All lines in the records below from the line with "Rebuild this chart" through the line with "from matplotlib.patches import Rectangle" are to be given again exactly, both ends included; the pictures are to be left out.

-- BEGIN --

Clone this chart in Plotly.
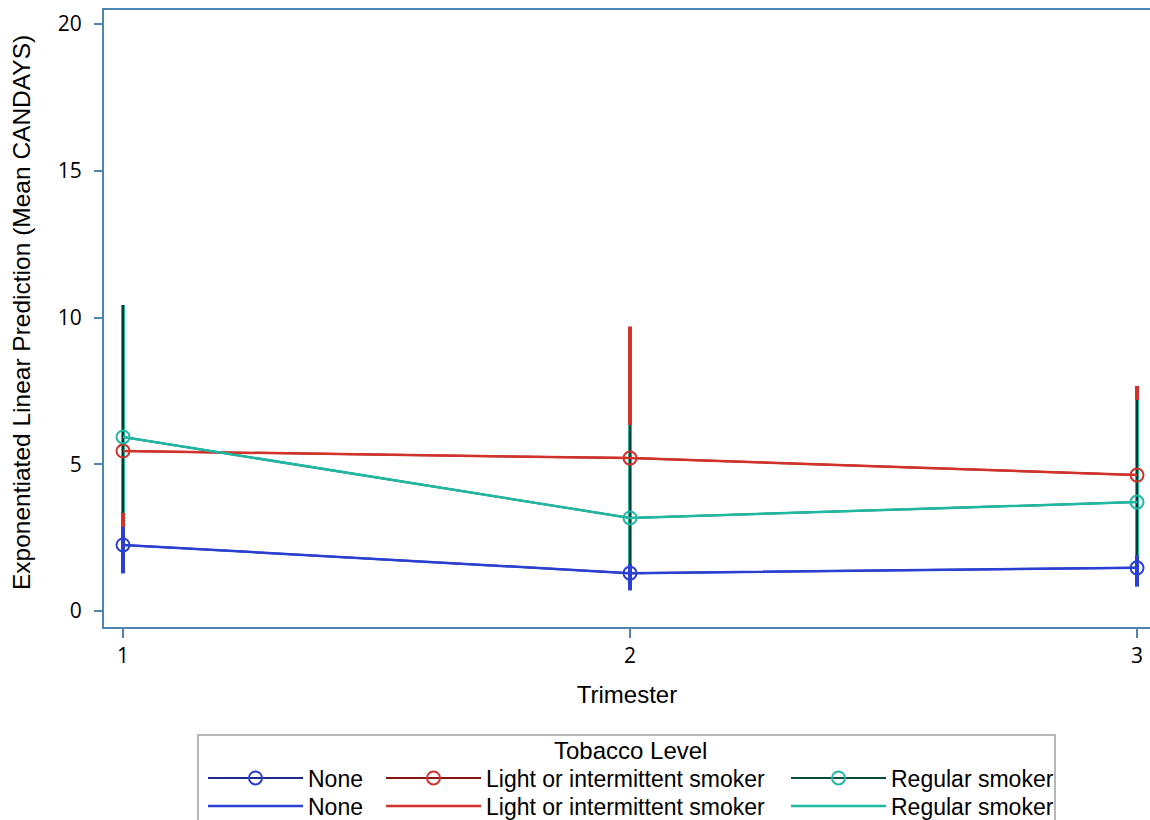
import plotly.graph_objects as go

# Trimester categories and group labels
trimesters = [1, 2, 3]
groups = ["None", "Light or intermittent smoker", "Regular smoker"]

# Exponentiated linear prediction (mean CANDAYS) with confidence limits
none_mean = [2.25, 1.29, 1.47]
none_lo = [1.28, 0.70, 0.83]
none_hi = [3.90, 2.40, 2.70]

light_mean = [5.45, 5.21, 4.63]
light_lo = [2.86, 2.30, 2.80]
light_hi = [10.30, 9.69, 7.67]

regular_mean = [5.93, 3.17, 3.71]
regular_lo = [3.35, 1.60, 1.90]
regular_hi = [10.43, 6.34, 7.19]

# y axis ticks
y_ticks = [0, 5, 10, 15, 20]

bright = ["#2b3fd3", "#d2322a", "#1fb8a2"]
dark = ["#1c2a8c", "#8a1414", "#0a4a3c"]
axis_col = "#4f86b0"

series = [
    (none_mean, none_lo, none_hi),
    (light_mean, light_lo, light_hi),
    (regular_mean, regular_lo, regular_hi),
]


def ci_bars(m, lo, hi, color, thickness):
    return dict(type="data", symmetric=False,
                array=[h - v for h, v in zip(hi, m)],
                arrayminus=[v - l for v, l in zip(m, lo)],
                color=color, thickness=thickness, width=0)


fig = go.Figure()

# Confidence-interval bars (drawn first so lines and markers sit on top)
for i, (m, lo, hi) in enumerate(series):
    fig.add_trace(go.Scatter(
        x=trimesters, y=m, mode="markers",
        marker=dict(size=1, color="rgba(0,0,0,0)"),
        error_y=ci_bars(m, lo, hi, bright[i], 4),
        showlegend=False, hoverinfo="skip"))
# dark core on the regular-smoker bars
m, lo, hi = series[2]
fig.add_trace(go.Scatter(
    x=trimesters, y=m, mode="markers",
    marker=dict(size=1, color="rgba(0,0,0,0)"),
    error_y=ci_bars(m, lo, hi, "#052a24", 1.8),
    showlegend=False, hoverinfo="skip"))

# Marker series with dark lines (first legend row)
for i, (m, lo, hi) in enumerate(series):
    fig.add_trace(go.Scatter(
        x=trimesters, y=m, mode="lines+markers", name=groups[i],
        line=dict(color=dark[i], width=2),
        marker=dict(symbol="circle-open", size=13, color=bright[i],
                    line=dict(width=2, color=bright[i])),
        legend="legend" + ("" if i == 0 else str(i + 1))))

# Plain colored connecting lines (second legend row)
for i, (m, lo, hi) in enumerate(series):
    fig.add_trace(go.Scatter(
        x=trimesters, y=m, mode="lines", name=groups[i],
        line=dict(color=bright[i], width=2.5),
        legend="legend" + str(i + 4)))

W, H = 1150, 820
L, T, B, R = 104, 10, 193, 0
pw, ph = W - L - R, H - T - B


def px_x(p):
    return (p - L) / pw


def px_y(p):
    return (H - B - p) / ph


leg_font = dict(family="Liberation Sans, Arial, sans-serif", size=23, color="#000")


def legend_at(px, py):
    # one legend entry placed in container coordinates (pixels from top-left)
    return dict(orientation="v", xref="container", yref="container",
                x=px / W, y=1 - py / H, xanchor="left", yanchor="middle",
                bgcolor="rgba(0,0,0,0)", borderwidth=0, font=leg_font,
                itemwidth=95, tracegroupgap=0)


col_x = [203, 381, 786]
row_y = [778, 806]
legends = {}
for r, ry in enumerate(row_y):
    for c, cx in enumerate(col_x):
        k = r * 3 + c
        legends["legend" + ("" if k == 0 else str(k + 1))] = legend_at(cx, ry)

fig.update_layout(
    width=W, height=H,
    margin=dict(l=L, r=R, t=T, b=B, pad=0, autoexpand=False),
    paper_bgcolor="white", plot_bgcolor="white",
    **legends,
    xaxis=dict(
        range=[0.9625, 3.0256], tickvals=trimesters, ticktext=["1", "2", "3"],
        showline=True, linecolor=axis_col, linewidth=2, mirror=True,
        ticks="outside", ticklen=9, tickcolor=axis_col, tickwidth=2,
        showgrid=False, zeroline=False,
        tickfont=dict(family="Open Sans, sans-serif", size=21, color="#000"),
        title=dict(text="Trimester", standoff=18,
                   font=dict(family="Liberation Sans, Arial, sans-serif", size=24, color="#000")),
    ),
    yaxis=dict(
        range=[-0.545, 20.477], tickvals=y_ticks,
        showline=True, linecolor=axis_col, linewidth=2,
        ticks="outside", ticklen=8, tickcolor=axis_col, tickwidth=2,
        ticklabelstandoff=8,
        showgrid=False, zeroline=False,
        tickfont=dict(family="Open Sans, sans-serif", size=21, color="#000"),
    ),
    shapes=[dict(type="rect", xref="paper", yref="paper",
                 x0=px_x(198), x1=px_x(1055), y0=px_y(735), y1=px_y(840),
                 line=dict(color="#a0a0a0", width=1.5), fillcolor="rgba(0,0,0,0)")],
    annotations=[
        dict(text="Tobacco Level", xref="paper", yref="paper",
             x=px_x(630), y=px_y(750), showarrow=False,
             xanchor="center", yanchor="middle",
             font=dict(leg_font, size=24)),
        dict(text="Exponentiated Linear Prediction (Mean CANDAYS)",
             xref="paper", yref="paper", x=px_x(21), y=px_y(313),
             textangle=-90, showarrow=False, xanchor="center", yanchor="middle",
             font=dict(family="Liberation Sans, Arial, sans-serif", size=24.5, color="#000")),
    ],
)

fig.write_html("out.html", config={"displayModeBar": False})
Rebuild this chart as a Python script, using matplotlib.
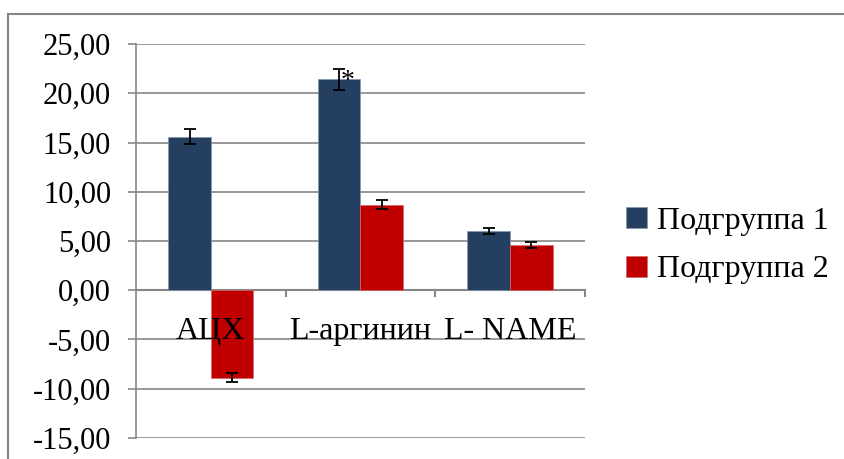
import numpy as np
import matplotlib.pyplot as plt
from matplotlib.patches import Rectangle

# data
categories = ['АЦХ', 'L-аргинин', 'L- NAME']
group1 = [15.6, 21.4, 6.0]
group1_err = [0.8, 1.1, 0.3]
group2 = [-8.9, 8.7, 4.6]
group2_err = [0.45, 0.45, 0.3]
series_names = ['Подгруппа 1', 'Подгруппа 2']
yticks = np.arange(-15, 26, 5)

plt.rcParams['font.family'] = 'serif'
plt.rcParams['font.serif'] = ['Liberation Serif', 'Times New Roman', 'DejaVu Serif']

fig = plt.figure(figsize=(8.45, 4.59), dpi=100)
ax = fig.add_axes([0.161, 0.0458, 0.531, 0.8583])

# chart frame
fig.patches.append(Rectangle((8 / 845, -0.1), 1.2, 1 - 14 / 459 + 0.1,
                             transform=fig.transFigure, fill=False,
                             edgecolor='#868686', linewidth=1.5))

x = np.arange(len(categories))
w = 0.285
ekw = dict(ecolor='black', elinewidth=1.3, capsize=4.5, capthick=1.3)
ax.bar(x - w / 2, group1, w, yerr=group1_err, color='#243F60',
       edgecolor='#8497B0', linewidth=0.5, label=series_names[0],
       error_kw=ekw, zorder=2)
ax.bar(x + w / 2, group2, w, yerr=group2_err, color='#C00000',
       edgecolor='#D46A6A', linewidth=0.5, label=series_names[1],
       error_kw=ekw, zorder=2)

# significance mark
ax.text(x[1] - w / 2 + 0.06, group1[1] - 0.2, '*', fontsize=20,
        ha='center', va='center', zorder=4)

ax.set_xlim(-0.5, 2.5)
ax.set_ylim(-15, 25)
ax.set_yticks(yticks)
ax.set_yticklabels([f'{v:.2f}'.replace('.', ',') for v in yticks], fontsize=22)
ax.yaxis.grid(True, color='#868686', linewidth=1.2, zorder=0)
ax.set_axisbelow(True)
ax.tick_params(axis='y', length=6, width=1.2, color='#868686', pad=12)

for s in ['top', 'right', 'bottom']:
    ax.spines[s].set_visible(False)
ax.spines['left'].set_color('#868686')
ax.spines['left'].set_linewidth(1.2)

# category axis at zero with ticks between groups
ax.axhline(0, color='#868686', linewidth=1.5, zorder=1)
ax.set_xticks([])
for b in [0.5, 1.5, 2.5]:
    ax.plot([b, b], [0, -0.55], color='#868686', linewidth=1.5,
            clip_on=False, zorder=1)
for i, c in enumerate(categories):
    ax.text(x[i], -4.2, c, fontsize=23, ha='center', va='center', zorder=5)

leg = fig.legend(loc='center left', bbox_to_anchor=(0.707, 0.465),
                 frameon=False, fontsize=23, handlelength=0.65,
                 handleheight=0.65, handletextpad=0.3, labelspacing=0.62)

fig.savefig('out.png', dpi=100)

-- END --

:: Answer to this problem ::
Rebuild this chart as a Python script, using matplotlib.
import numpy as np
import matplotlib.pyplot as plt
from matplotlib.patches import Rectangle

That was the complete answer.